According to Simon Moores of Benchmark Mineral Intelligence: “We are in the midst of a global battery arms race, [in] which the US is presently a bystander.” And in which, he might have added, Britain was late to arrive. Worldwide, 181 gigafactories are due to be open by 2030, of which 88 were already up and running in 2020, and 136 of these are in China, which has been opening them at the rate of almost one a week. Continental Europe can muster 16 and the US 10. The lithium-ion batteries they produce need nickel, copper, granite and manganese, as well as massive amounts of lithium and cobalt. Moores predicts that “those that control these supply chains will control the industrial power for the remainder of this technological cycle, which could last well into the 22nd century”.

It’s worth noting that comment because in May, Ganfeng, which now owns 29 per cent of Bacanora, offered to buy the whole company for two-thirds more than its closing share price. That includes distributing to Bacanora’s shareholders its 36 per cent stake in Aim-traded Zinnwald Lithium (ZNWD), which is developing lithium mines near Dresden and in Saxony. Bacanora had originally listed in London to raise cash, but since few institutional investors had shown interest, Bacanora’s directors supported the Ganfeng offer.
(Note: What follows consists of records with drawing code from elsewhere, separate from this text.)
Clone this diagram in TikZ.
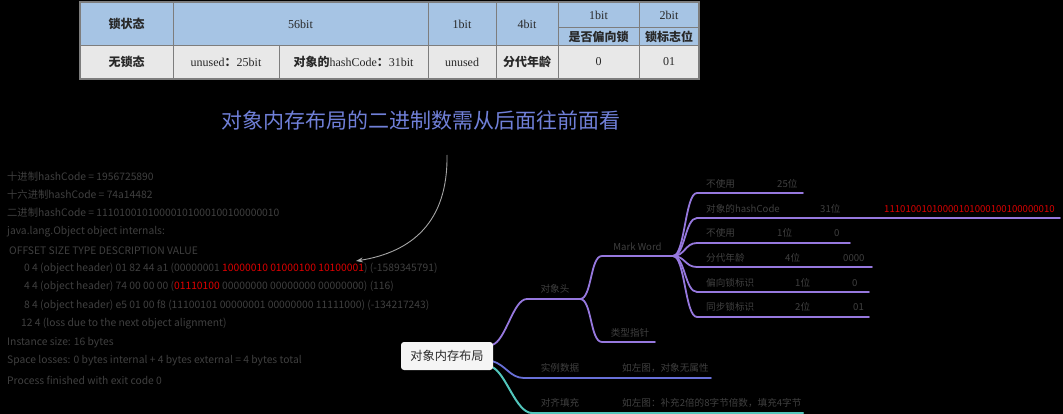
\documentclass[tikz,border=0pt]{standalone}
\usepackage{fontspec}
\setmainfont{Noto Sans CJK SC}
\newfontfamily\tser{Liberation Serif}
\usetikzlibrary{arrows.meta}
\definecolor{hdr}{RGB}{166,196,228}
\definecolor{rowbg}{RGB}{232,232,232}
\definecolor{tline}{RGB}{125,125,125}
\definecolor{ttext}{RGB}{40,40,40}
\definecolor{dimtext}{RGB}{64,64,64}
\definecolor{redt}{RGB}{222,0,0}
\definecolor{titleblue}{RGB}{112,128,216}
\definecolor{lilac}{RGB}{150,120,222}
\definecolor{bluebr}{RGB}{104,112,216}
\definecolor{tealbr}{RGB}{82,198,188}
\definecolor{arrowgray}{RGB}{165,165,165}
\tikzset{
  thd/.style={inner sep=0pt, text=ttext, font=\fontsize{12}{12}\selectfont\bfseries},
  tser/.style={inner sep=0pt, text=ttext, font=\fontsize{12}{12}\selectfont\tser},
  lt/.style={inner sep=0pt, anchor=west, text=dimtext, font=\fontsize{10.3}{11}\selectfont},
  ml/.style={inner sep=0pt, text=dimtext, font=\fontsize{9.6}{10}\selectfont},
  mlw/.style={ml, anchor=west},
  brl/.style={line width=1.8pt, lilac, line cap=round},
  brb/.style={line width=1.8pt, bluebr, line cap=round},
  brt/.style={line width=2pt, tealbr, line cap=round},
}
\begin{document}
\begin{tikzpicture}[x=1pt,y=-1pt]
\fill[black] (0,0) rectangle (1063,414);
\useasboundingbox (0,0) rectangle (1063,414);
% ---------- table ----------
\fill[hdr] (80,2) rectangle (699,45);
\fill[rowbg] (80,45) rectangle (699,79);
\draw[tline, line width=0.8pt] (80,45) -- (699,45);
\draw[tline, line width=0.8pt] (558,27) -- (699,27);
\foreach \xx in {173,428,496,558,639} \draw[tline, line width=0.8pt] (\xx,2) -- (\xx,79);
\draw[tline, line width=0.8pt] (279,45) -- (279,79);
\draw[tline, line width=1.4pt] (80,2) rectangle (699,79);
\node[thd] (h1) at (126.5,24) {锁状态};
\node[tser] (h2) at (300.5,24) {56bit};
\node[tser] (h3) at (462,24) {1bit};
\node[tser] (h4) at (527,24) {4bit};
\node[tser] (h5) at (598.5,15) {1bit};
\node[tser] (h6) at (669,15) {2bit};
\node[thd] (h7) at (598.5,36.5) {是否偏向锁};
\node[thd] (h8) at (669,36.5) {锁标志位};
\node[thd] (d1) at (126.5,62) {无锁态};
\node[tser] (d2) at (226,62) {unused{\normalfont\bfseries ：}25bit};
\node[tser] (d3) at (353.5,62) {{\normalfont\bfseries 对象的}hashCode{\normalfont\bfseries ：}31bit};
\node[tser] (d4) at (462,62) {unused};
\node[thd] (d5) at (527,62) {分代年龄};
\node[tser] (d6) at (598.5,62) {0};
\node[tser] (d7) at (669,62) {01};
% ---------- title ----------
\node[inner sep=0pt, text=titleblue, font=\fontsize{21}{22}\selectfont] (title) at (421,121) {对象内存布局的二进制数需从后面往前面看};
% ---------- left text ----------
\node[lt] (l1) at (7,177) {十进制hashCode = 1956725890};
\node[lt] (l2) at (7,195) {十六进制hashCode = 74a14482};
\node[lt] (l3) at (7,213) {二进制hashCode = 11101001010000101000100100000010};
\node[lt] (l4) at (7,232) {java.lang.Object object internals:};
\node[lt] (l5) at (9,251) {OFFSET SIZE TYPE DESCRIPTION VALUE};
\node[lt] (l6) at (24,269) {0 4 (object header) 01 82 44 a1 (00000001 \textcolor{redt}{10000010 01000100 10100001}) (-1589345791)};
\node[lt] (l7) at (24,287) {4 4 (object header) 74 00 00 00 (\textcolor{redt}{01110100} 00000000 00000000 00000000) (116)};
\node[lt] (l8) at (24,306) {8 4 (object header) e5 01 00 f8 (11100101 00000001 00000000 11111000) (-134217243)};
\node[lt] (l9) at (21,324) {12 4 (loss due to the next object alignment)};
\node[lt] (l10) at (7,343) {Instance size: 16 bytes};
\node[lt] (l11) at (7,361) {Space losses: 0 bytes internal + 4 bytes external = 4 bytes total};
\node[lt] (l12) at (7,380) {Process finished with exit code 0};
% ---------- arrow ----------
\coordinate (arS) at (447,155);
\coordinate (arE) at (356,261);
\draw[arrowgray, line width=0.9pt, -{Stealth[length=7pt,width=5pt]}] (arS) .. controls (448,222) and (412,252) .. (arE);
% ---------- mind map ----------
\coordinate (r1) at (492,345);
\coordinate (r2) at (492,361);
\coordinate (r3) at (492,367);
\coordinate (oh1) at (527,299);
\coordinate (oh2) at (580,299);
\coordinate (mw1) at (602,256);
\coordinate (mw2) at (673,256);
\coordinate (tp1) at (602,342);
\coordinate (tp2) at (655,342);
\coordinate (sl1) at (524,378);
\coordinate (sl2) at (711,378);
\coordinate (dq1) at (532,413);
\coordinate (dq2) at (803,413);
\draw[brl] (r1) .. controls +(14,-4) and +(-14,0) .. (oh1) -- (oh2);
\draw[brl] (oh2) .. controls +(12,0) and +(-12,0) .. (mw1) -- (mw2);
\draw[brl] (oh2) .. controls +(12,0) and +(-12,0) .. (tp1) -- (tp2);
\draw[brb] (r2) .. controls +(14,4) and +(-14,0) .. (sl1) -- (sl2);
\draw[brt] (r3) .. controls +(14,6) and +(-16,0) .. (dq1) -- (dq2);
% Mark Word children
\foreach \i/\yy/\xe in {1/193/803, 2/218/1060, 3/243/850, 4/267/872, 5/292/869, 6/317/869} {
  \coordinate (c\i s) at (697,\yy);
  \coordinate (c\i e) at (\xe,\yy);
  \draw[brl] (mw2) .. controls +(12,0) and +(-12,0) .. (c\i s) -- (c\i e);
}
\node[draw=none, fill=white!96!black, rounded corners=3pt, minimum width=92pt, minimum height=28pt, inner sep=0pt, text=ttext, font=\fontsize{12.2}{13}\selectfont] (root) at (447,356) {对象内存布局};
\node[ml] (oh) at (555,289) {对象头};
\node[ml] (mw) at (637.5,246.5) {Mark Word};
\node[ml] (tp) at (630,333) {类型指针};
\node[ml] (sl) at (560,368) {实例数据};
\node[mlw] (slv) at (622,368) {如左图，对象无属性};
\node[ml] (dq) at (560,403) {对齐填充};
\node[mlw] (dqv) at (622,403) {如左图：补充2倍的8字节倍数，填充4字节};
\node[mlw] (a1) at (706,184) {不使用};
\node[mlw] (a2) at (777,184) {25位};
\node[mlw] (b1) at (706,209) {对象的hashCode};
\node[mlw] (b2) at (820,209) {31位};
\node[mlw, text=redt] (b3) at (884,209) {11101001010000101000100100000010};
\node[mlw] (e1) at (706,233) {不使用};
\node[mlw] (e2) at (777,233) {1位};
\node[mlw] (e3) at (834,233) {0};
\node[mlw] (f1) at (706,258) {分代年龄};
\node[mlw] (f2) at (785,258) {4位};
\node[mlw] (f3) at (843,258) {0000};
\node[mlw] (g1) at (706,283) {偏向锁标识};
\node[mlw] (g2) at (795,283) {1位};
\node[mlw] (g3) at (852,283) {0};
\node[mlw] (k1) at (706,307) {同步锁标识};
\node[mlw] (k2) at (795,307) {2位};
\node[mlw] (k3) at (853,307) {01};
\end{tikzpicture}
\end{document}
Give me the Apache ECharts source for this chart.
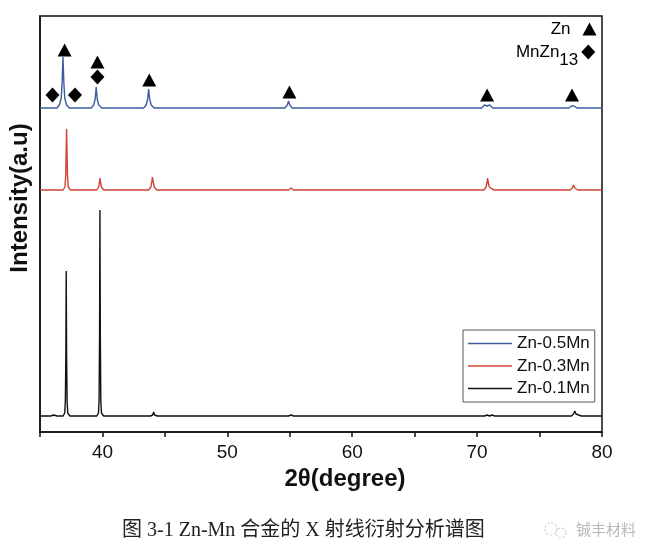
<!DOCTYPE html>
<html>
<head>
<meta charset="utf-8">
<script src="https://cdn.jsdelivr.net/npm/echarts@6/dist/echarts.min.js"></script>
<style>
html,body{margin:0;padding:0;background:#fff;}
#chart{width:649px;height:558px;}
</style>
</head>
<body>
<div id="chart"></div>
<script>
// ---- axis settings ----
const xMin = 35, xMax = 80, xStep = 5;
const xTickLabels = [40, 50, 60, 70, 80];
const yMin = 0, yMax = 416;

// ---- series (2θ, relative intensity above each trace's baseline) ----
const seriesNames = ['Zn-0.5Mn', 'Zn-0.3Mn', 'Zn-0.1Mn'];
const seriesColors = ['#3d5c9e', '#cf4434', '#111111'];
const offsets = [324, 242, 16];

const zn05 = [
  [35,0],[36.35,0],[36.55,3],[36.7,10],[36.77,25],[36.84,51],[36.91,25],[36.98,10],[37.13,3],[37.35,0],
  [39.1,0],[39.3,3],[39.42,9],[39.5,21],[39.58,9],[39.7,3],[39.95,0],
  [43.3,0],[43.5,3],[43.62,9],[43.7,19],[43.78,9],[43.9,3],[44.15,0],
  [54.6,0],[54.8,3],[54.9,7],[55.0,3],[55.2,0],
  [70.35,0],[70.6,3],[70.8,2],[71.0,3],[71.25,0],
  [77.35,0],[77.55,2],[77.75,2],[78.0,0],
  [80,0]
];
const zn03 = [
  [35,0],[36.85,0],[37.0,3],[37.06,15],[37.13,61],[37.2,15],[37.26,3],[37.45,0],
  [39.55,0],[39.7,3],[39.75,7],[39.8,12],[39.86,7],[39.92,3],[40.1,0],
  [43.7,0],[43.88,3],[43.95,8],[44.0,13],[44.07,8],[44.15,3],[44.35,0],
  [54.9,0],[55.1,2],[55.3,0],
  [70.55,0],[70.72,3],[70.78,7],[70.84,12],[70.9,7],[70.98,3],[71.2,1],[71.4,0],
  [77.45,0],[77.62,2],[77.72,5],[77.82,2],[78.05,0],
  [80,0]
];
const zn01 = [
  [35,0],[35.85,0],[36.1,1],[36.35,0],
  [36.85,0],[36.98,3],[37.03,15],[37.07,60],[37.1,145],[37.13,60],[37.17,15],[37.22,3],[37.4,0],
  [39.55,0],[39.68,3],[39.73,15],[39.77,80],[39.8,206],[39.83,80],[39.87,15],[39.92,3],[40.1,0],
  [43.85,0],[44.02,1],[44.1,4],[44.18,1],[44.4,0],
  [54.9,0],[55.1,1],[55.3,0],
  [70.6,0],[70.8,1],[71.0,0],[71.2,1],[71.4,0],
  [77.55,0],[77.72,2],[77.82,5],[77.92,2],[78.12,1],[78.35,0],
  [80,0]
];
const profiles = [zn05, zn03, zn01];

// ---- phase markers (2θ, plot height) ----
const znMarks = [[36.97,382],[39.6,370],[43.75,352],[54.97,340],[70.8,337],[77.6,337]];
const mnzn13Marks = [[36.0,337],[37.8,337],[39.6,355]];
const keyZn = [[79.0,403]];
const keyMnZn13 = [[78.9,380]];

const caption = '图 3-1 Zn-Mn 合金的 X 射线衍射分析谱图';
const watermark = '铖丰材料';

const chart = echarts.init(document.getElementById('chart'), null, {renderer:'canvas'});

const FONT = 'Liberation Sans, Arial, sans-serif';

const lineSeries = seriesNames.map((name, i) => ({
  name: name,
  type: 'line',
  symbol: 'none',
  data: profiles[i].map(p => [p[0], p[1] + offsets[i]]),
  lineStyle: {color: seriesColors[i], width: 1.4},
  itemStyle: {color: seriesColors[i]},
  z: 3 - i,
  animation: false
}));

const markerStyle = {color: '#000', opacity: 1};

const option = {
  backgroundColor: '#ffffff',
  animation: false,
  grid: {left: 38, right: 47, top: 16, bottom: 126, show: true, borderColor: '#111', borderWidth: 1.5, backgroundColor: 'transparent'},
  legend: {
    data: seriesNames,
    orient: 'vertical',
    left: 463, top: 330,
    icon: 'rect',
    itemWidth: 44, itemHeight: 1.4,
    itemGap: 5.5,
    padding: [5, 5, 5, 5],
    borderColor: '#555', borderWidth: 1,
    textStyle: {fontFamily: FONT, fontSize: 17, color: '#111'}
  },
  xAxis: [{
    type: 'value', min: xMin, max: xMax, interval: xStep,
    name: '2θ(degree)', nameLocation: 'middle', nameGap: 35,
    nameTextStyle: {fontFamily: FONT, fontSize: 24, fontWeight: 'bold', color: '#111', padding: [0, 0, 0, 48]},
    axisLine: {lineStyle: {color: '#111', width: 1.5}},
    axisTick: {show: true, inside: false, length: 5, lineStyle: {color: '#111', width: 1.5}},
    axisLabel: {
      margin: 11, fontFamily: FONT, fontSize: 19, color: '#111',
      formatter: v => xTickLabels.indexOf(v) >= 0 ? String(v) : ''
    },
    splitLine: {show: false}
  }],
  yAxis: {
    type: 'value', min: yMin, max: yMax,
    name: 'Intensity(a.u)', nameLocation: 'middle', nameGap: 8,
    nameTextStyle: {fontFamily: FONT, fontSize: 24, fontWeight: 'bold', color: '#111', padding: [0, 0, 0, 52]},
    axisLine: {show: true, lineStyle: {color: '#111', width: 1.5}},
    axisTick: {show: false},
    axisLabel: {show: false},
    splitLine: {show: false}
  },
  series: lineSeries.concat([
    {
      name: 'Zn', type: 'scatter', symbol: 'triangle', symbolSize: [14, 13],
      data: znMarks, itemStyle: markerStyle, z: 5
    },
    {
      name: 'MnZn13', type: 'scatter', symbol: 'diamond', symbolSize: [14, 15],
      data: mnzn13Marks, itemStyle: markerStyle, z: 5
    },
    {
      name: 'keyZn', type: 'scatter', symbol: 'triangle', symbolSize: [14, 13],
      data: keyZn, itemStyle: markerStyle, z: 5,
      label: {show: true, position: 'left', distance: 12, formatter: 'Zn',
        fontFamily: FONT, fontSize: 17, color: '#000', opacity: 1}
    },
    {
      name: 'keyMnZn13', type: 'scatter', symbol: 'diamond', symbolSize: [14, 15],
      data: keyMnZn13, itemStyle: markerStyle, z: 5,
      label: {show: true, position: 'left', distance: 3, offset: [0, 8], opacity: 1,
        formatter: '{a|MnZn}{b|13}',
        rich: {
          a: {fontFamily: FONT, fontSize: 17, color: '#000', lineHeight: 17, verticalAlign: 'top'},
          b: {fontFamily: FONT, fontSize: 17, color: '#000', lineHeight: 32}
        }}
    }
  ]),
  graphic: [
    {type: 'text', left: 122, top: 521, style: {text: caption, fontFamily: "'Liberation Serif', 'Noto Sans CJK SC', serif", fontSize: 20, fill: '#222'}},
    {type: 'circle', shape: {cx: 551, cy: 529, r: 6}, style: {fill: 'none', stroke: '#cfcfcf', lineWidth: 1.2, lineDash: [2, 2]}},
    {type: 'circle', shape: {cx: 561, cy: 533, r: 5}, style: {fill: 'none', stroke: '#cfcfcf', lineWidth: 1.2, lineDash: [2, 2]}},
    {type: 'text', left: 576, top: 522, style: {text: watermark, fontFamily: "'Noto Sans CJK SC', sans-serif", fontSize: 15, fill: '#b8b8b8'}}
  ]
};
chart.setOption(option);
</script>
</body>
</html>
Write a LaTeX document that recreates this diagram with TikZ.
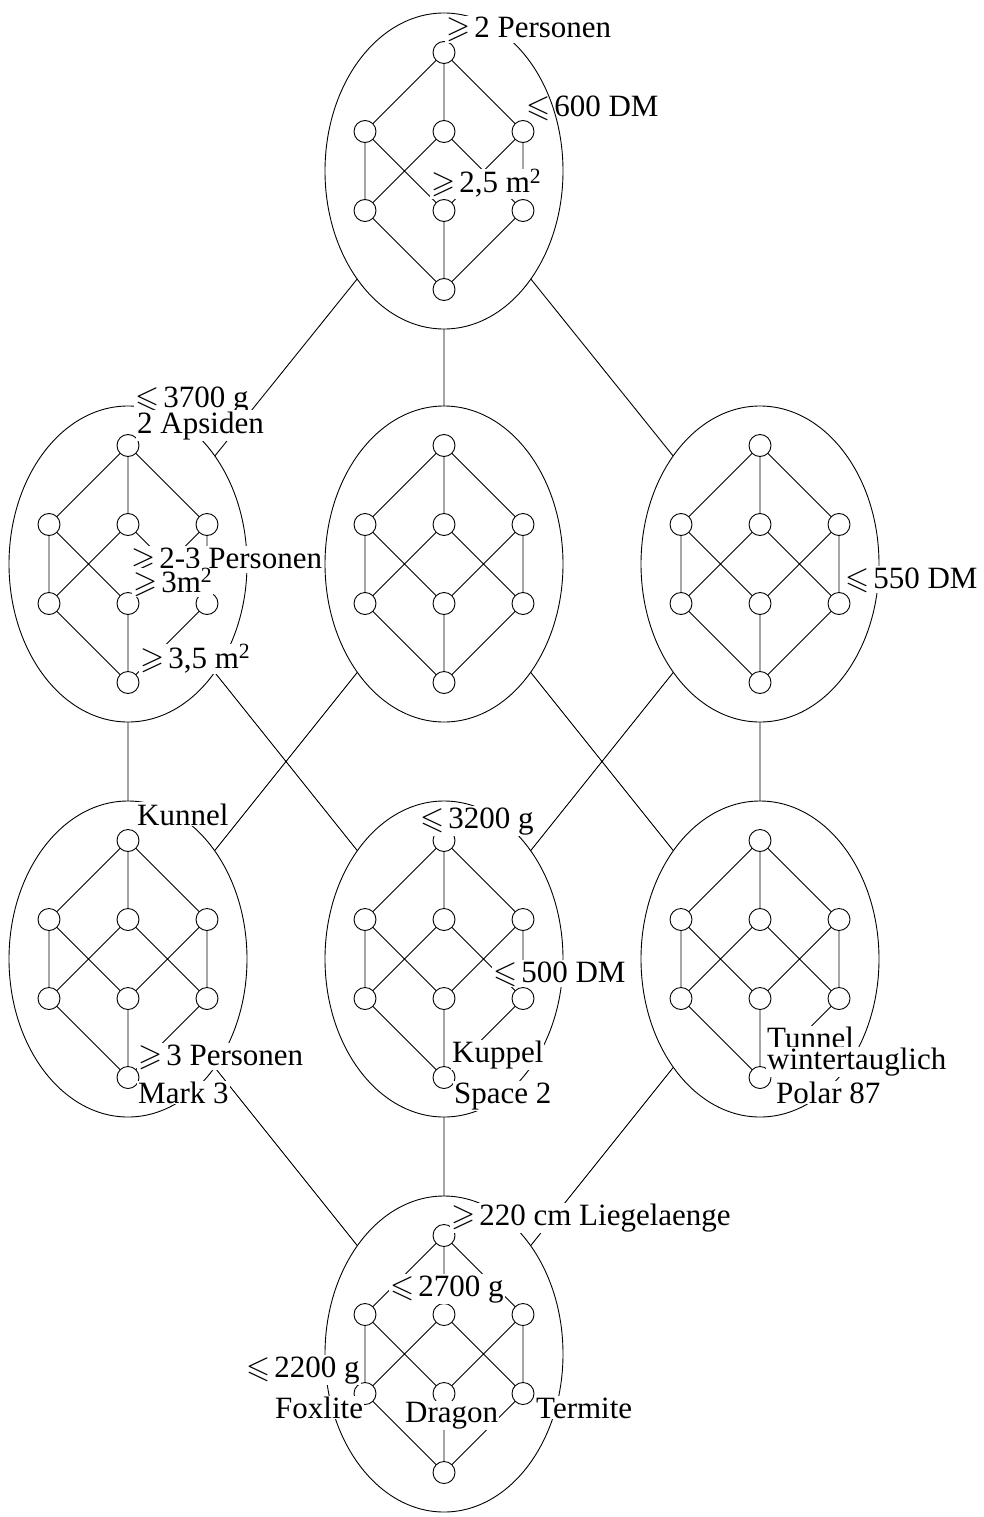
\documentclass[tikz,border=0pt]{standalone}
\usepackage{amssymb}
\usepackage{fontspec}
\setmainfont{Liberation Serif}
\usetikzlibrary{shapes.geometric}
\newcommand{\mylattice}[3]{%
 \begin{scope}[shift={(#2,#3)}]
  \node[pt] (#1t) at (0,-118.5) {};
  \node[pt] (#1a) at (-79,-39.5) {};
  \node[pt] (#1b) at (0,-39.5) {};
  \node[pt] (#1c) at (79,-39.5) {};
  \node[pt] (#1d) at (-79,39.5) {};
  \node[pt] (#1e) at (0,39.5) {};
  \node[pt] (#1f) at (79,39.5) {};
  \node[pt] (#1z) at (0,118.5) {};
  \draw[edge] (#1t)--(#1a) (#1t)--(#1b) (#1t)--(#1c)
   (#1a)--(#1d) (#1a)--(#1e) (#1b)--(#1d) (#1b)--(#1f) (#1c)--(#1e) (#1c)--(#1f)
   (#1d)--(#1z) (#1e)--(#1z) (#1f)--(#1z);
 \end{scope}}
\newcommand{\mygeq}{$\geqslant$\kern4pt}
\newcommand{\myleq}{$\leqslant$\kern4pt}
\begin{document}
\begin{tikzpicture}[x=1pt,y=-1pt,
  ell/.style={draw,ellipse,minimum width=238pt,minimum height=316pt,inner sep=0pt,outer sep=0pt,line width=0.9pt},
  pt/.style={draw,circle,fill=white,minimum size=22pt,inner sep=0pt,outer sep=0pt,line width=0.9pt},
  edge/.style={line width=0.9pt},
  lab/.style={anchor=base west,inner sep=1pt,fill=white,font=\fontsize{31}{31}\selectfont},
  labnf/.style={anchor=base west,inner sep=1pt,font=\fontsize{31}{31}\selectfont}]
\useasboundingbox (0,0) rectangle (984,1517);
% outer ellipses
\node[ell] (T) at (444,171) {};
\node[ell] (L) at (128,564) {};
\node[ell] (M) at (444,564) {};
\node[ell] (R) at (760,564) {};
\node[ell] (BL) at (128,959) {};
\node[ell] (BM) at (444,959) {};
\node[ell] (BR) at (760,959) {};
\node[ell] (B) at (444,1354) {};
\draw[edge] (T)--(L) (T)--(M) (T)--(R)
  (L)--(BL) (L)--(BM) (M)--(BL) (M)--(BR) (R)--(BM) (R)--(BR)
  (BL)--(B) (BM)--(B) (BR)--(B);
% inner lattices
\mylattice{t}{444}{171}
\mylattice{l}{128}{564}
\mylattice{m}{444}{564}
\mylattice{r}{760}{564}
\mylattice{bl}{128}{959}
\mylattice{bm}{444}{959}
\mylattice{br}{760}{959}
\mylattice{b}{444}{1354}
% labels
\node[lab] (l1) at (445,38) {\mygeq 2 Personen};
\node[labnf] (l2) at (525,117) {\myleq 600 DM};
\node[lab] (l3) at (430,193) {\mygeq 2,5 m\textsuperscript{2}};
\node[lab] (l4) at (134,407) {\myleq 3700 g};
\node[lab] (l5) at (136,433) {2 Apsiden};
\node[lab] (l6) at (130,568) {\mygeq 2-3 Personen};
\node[lab] (l7) at (132,592) {\mygeq 3m\textsuperscript{2}};
\node[lab] (l8) at (139,668) {\mygeq 3,5 m\textsuperscript{2}};
\node[lab] (l9) at (844,588) {\myleq 550 DM};
\node[lab] (l10) at (136,825) {Kunnel};
\node[lab] (l11) at (137,1065) {\mygeq 3 Personen};
\node[lab] (l12) at (137,1103) {Mark 3};
\node[lab] (l13) at (419,828) {\myleq 3200 g};
\node[lab] (l14) at (492,982) {\myleq 500 DM};
\node[lab] (l15) at (451,1062) {Kuppel};
\node[lab] (l16) at (453,1103) {Space 2};
\node[lab] (l17) at (766,1048) {Tunnel};
\node[lab] (l18) at (766,1069) {wintertauglich};
\node[lab] (l19) at (775,1103) {Polar 87};
\node[lab] (l20) at (450,1225) {\mygeq 220 cm Liegelaenge};
\node[lab] (l21) at (389,1296) {\myleq 2700 g};
\node[lab] (l22) at (245,1377) {\myleq 2200 g};
\node[lab] (l23) at (274,1418) {Foxlite};
\node[lab] (l24) at (404,1422) {Dragon};
\node[lab] (l25) at (535,1418) {Termite};
\end{tikzpicture}
\end{document}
But private investors were outraged. They’d bought into the company for the long term and, as one said: “There’s so much further to go with this project – I feel like I’ve taken all the risk and been dropped before the rewards kick in.” So, through Sharesoc, they formed The Bacanora Investment Group to secure a more realistic price and collectively their vote could be large enough to prevent the company from delisting. But their efforts to reach Bacanora’s shareholders were thwarted because for most shareholders only the nominee accounts of their investor platforms, Sipps and Isas appear on the share register. For shareholders to communicate with each other, the action group needs to know the underlying owner and their email addresses. In takeover approaches, companies carry out searches to find out the underlying names, but their email addresses are held by the nominee companies. Even where the registrar (Link, in this case) knows the email addresses, it refuses to tell third-parties, so the group has had to rely on social media and WhatsApp to organise resistance.

There’s another fundamental issue here. Recent disruption elsewhere has exposed Brexit Britain’s vulnerability to global supply chains and China increasingly dominates the supply of key battery ingredients. Earlier this year, Ganfeng paid $130m for a stake in a lithium mine in Mali and was recently outbid by another Chinese company for Millennial Lithium, which mines in Argentina. China already owns or controls half the lithium mines in Australia, the country with more lithium than anywhere else, and almost all the lithium produced there is processed in China – which now produces four-fifths of the world's lithium hydroxide. Since those much-hyped British gigafactories will depend on reliable supplies of lithium, the action group is lobbying the British government to use the National Security and Investment Bill to block the deal. In the House of Lords, Lord Lee’s question to ministers about "whether the takeover could restrict the UK's access to lithium supplies” is yet to receive a response.

Some frustrated shareholders have accused the British Government of taking an eye off the ball. But others dispute this, saying that its failure to act has led them to question whether it ever had its eyes on the ball in the first place.